Outra característica da iniquidade social é a inexistência dum tecido social. Os sectores pobres têm vínculos limitados num ambiente reduzido, relações numa posição socioeconomicamente isolada e com limitados ou nulos contactos com aqueles que facilitam o acesso à possibilidade de escalonamento social. A falta de vínculos de qualidade atenta contra a consolidação da mobilidade social ascendente, expõe as pessoas à falta de espaços de contenção e não as protege perante a intempérie do abuso de poder, tanto das instituições públicas como dos poderes fácticos.  O Estado deve gerar as condições para que os espaços públicos e os bens e serviços públicos sejam os âmbitos de construção de vínculos transversais no social e no económico, como outrora foi o sistema de educação pública na Argentina, que por exemplo forjou a classe média argentina.

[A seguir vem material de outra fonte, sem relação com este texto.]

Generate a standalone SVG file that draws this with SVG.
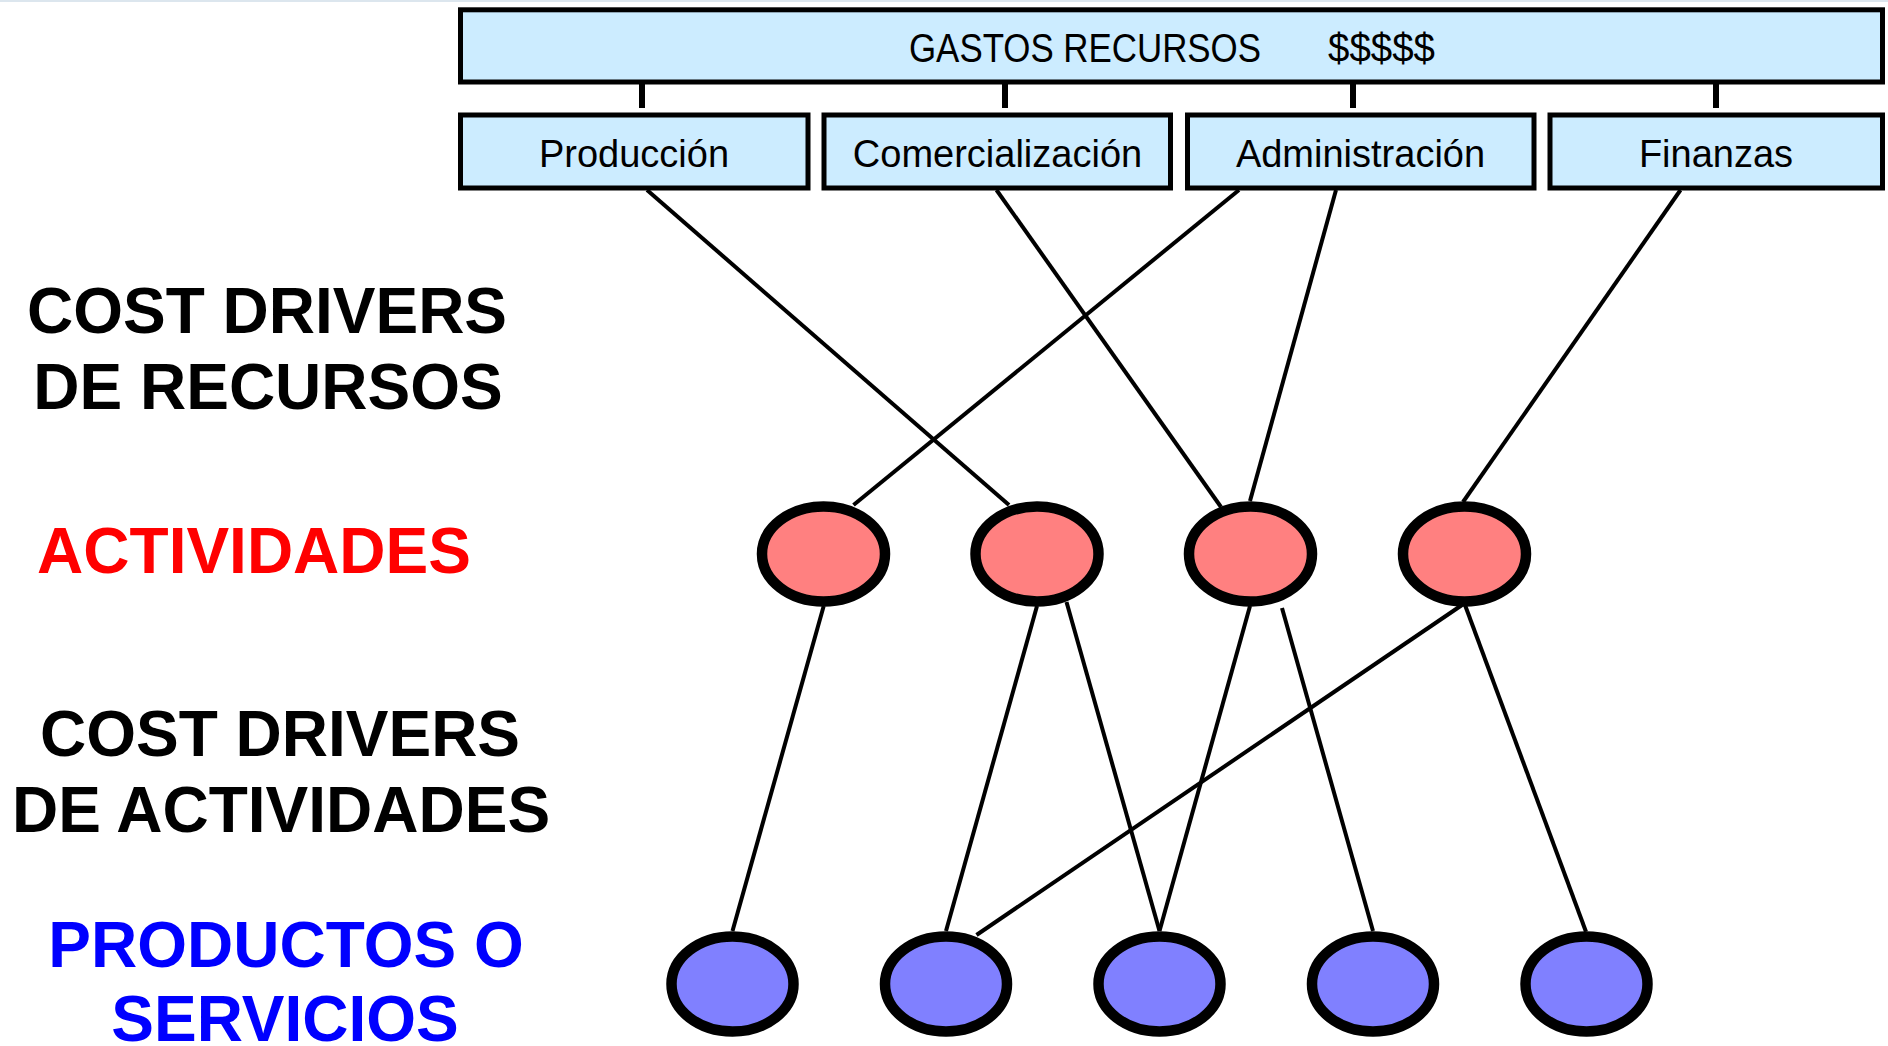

A incapacidade que têm os sectores vulneráveis para se organizarem colectivamente é outra das causas que gera uma iniquidade que os submete à pobreza. Populações fragmentadas, vitimas do clientelismo político, incapazes de criar as condições de organização social para defender os seus direitos, controlar a discricionariedade dos governantes e incindir na qualidade de vida colectiva, estão condenadas a ser objecto de assistência de dirigentes que fracturam o tecido social. O Estado deve promover a formação cívica que proporcione à comunidade as capacidades para se organizarem colectivamente desde um role social de sujeitos de mudança, capazes de definir a própria qualidade de vida, incidir na qualidade de vida colectiva e limitar o poder discricional dos dirigentes. Além disso, o Estado tem que facilitar a formação das organizações sociais, modificando os actuais regimes legais, fiscais e laborai que mantêm 90% das entidades na informalidade, impedindo o acesso à personalidade jurídica e aos requisitos formais necessárias para receber doações.

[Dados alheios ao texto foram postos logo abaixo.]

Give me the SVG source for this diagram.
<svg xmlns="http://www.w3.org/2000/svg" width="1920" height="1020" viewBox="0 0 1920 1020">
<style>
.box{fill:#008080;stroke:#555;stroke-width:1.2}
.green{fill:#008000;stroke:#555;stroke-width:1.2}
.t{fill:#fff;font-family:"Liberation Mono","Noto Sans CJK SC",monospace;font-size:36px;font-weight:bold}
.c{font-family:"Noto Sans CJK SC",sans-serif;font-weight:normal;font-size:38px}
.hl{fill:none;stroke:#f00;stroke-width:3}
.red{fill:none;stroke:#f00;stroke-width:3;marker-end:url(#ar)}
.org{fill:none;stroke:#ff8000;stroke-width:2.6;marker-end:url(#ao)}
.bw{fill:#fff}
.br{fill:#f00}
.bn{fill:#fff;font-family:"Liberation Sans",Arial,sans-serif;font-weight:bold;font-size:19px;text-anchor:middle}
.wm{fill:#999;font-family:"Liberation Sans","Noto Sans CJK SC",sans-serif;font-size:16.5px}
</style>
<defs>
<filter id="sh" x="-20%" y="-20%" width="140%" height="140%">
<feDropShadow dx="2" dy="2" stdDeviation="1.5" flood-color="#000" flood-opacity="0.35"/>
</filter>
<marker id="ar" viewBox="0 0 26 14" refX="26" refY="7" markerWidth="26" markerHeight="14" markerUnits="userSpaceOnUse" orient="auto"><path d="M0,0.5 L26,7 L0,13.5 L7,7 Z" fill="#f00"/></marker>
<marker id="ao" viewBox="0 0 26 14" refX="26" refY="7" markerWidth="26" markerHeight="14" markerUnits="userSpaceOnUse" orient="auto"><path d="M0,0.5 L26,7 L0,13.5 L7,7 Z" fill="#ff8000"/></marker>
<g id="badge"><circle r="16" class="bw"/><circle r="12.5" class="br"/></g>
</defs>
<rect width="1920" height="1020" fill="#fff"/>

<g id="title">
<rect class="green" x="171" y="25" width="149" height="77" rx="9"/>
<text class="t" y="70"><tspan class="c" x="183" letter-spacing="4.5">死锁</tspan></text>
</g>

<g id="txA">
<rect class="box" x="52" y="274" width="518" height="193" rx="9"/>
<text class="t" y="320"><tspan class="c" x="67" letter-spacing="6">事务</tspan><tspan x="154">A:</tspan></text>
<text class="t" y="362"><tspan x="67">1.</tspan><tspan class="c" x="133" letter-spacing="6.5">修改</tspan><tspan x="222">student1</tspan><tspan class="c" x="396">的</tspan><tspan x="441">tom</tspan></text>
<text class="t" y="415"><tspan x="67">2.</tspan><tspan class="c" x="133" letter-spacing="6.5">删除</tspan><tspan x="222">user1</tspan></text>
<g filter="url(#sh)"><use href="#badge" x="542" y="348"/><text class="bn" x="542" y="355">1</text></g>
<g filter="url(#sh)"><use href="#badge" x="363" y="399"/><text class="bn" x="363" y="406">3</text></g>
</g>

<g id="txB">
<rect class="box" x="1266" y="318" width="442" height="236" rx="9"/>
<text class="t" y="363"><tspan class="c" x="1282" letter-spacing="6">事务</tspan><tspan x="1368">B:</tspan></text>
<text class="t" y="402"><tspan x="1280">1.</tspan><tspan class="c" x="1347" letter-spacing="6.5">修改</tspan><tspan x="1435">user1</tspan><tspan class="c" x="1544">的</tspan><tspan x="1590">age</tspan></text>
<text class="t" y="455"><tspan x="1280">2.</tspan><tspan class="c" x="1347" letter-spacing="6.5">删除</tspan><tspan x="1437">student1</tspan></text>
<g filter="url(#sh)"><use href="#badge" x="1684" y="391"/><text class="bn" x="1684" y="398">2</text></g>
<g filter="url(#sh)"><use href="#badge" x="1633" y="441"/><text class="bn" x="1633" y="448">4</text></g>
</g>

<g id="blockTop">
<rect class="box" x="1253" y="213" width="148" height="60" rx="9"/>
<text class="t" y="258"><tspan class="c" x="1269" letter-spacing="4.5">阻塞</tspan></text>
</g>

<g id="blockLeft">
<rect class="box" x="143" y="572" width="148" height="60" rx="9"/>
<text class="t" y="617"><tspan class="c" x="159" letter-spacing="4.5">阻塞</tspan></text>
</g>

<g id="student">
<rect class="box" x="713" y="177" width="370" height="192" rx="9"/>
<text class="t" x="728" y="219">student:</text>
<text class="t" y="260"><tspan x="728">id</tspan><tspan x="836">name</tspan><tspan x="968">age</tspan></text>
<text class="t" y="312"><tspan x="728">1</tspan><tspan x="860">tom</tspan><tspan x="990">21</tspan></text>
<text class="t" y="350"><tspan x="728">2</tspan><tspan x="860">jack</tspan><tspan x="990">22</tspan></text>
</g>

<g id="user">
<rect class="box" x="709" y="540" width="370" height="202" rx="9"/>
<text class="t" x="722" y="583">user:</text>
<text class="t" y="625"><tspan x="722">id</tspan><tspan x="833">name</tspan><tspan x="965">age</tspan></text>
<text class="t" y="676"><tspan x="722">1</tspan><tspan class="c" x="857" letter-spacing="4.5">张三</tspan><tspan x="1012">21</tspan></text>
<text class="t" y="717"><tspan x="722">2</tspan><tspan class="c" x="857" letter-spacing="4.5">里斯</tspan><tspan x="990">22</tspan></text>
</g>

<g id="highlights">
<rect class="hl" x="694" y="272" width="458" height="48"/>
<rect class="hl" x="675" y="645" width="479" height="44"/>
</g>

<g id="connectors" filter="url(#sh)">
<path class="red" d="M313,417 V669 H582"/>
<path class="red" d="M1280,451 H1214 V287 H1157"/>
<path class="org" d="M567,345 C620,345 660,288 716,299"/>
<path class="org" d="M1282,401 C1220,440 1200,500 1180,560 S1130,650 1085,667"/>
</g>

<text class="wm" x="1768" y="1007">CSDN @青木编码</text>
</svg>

O quinto aspecto da iniquidade refere-se à negação de acesso a oportunidades. As políticas públicas devem facilitar os meios para que os habitantes duma comunidade acedam de forma equitativa às capacidades que garantam estândares elevados de dignidade humana, garantindo os direitos humanos e uns serviços públicos de qualidade. Restabelecer a qualidade do sistema de educação pública estatal é imprescindível uma vez que a educação é a fonte primária de acesso equitativo a oportunidades.

A situação descrita requer que se luta contra a pobreza desarmando o sistema de iniquidade, isto é, gerando bens públicos de qualidade, estabelecendo uma institucionalidade democrática, promovendo a construção do tecido social, garantindo a capacidade de organização colectiva e garantindo o acesso a oportunidades.

Em 1965 a população mundial era de 3.330 milhões de habitantes. Hoje, ascende a 7.300 milhões com uma população que vive debaixo da linha de pobreza perto dos 4.000 milhões. Isto quer dizer que o número de pobres no mundo equivale ao aumento populacional dos últimos cinquenta anos, número que indica que pese aos milhões de dólares investidos em combater a pobreza, não se conseguiu aumentar o número de pessoas que disfruta de estândares de qualidade de vida. Portanto, só estaremos a combater a pobreza quando os governos a deixarem de encarar como um problema dos pobres, para passar a definir as políticas públicas desde a perspectiva da iniquidade, que requer abordá-la como um problema dos estados.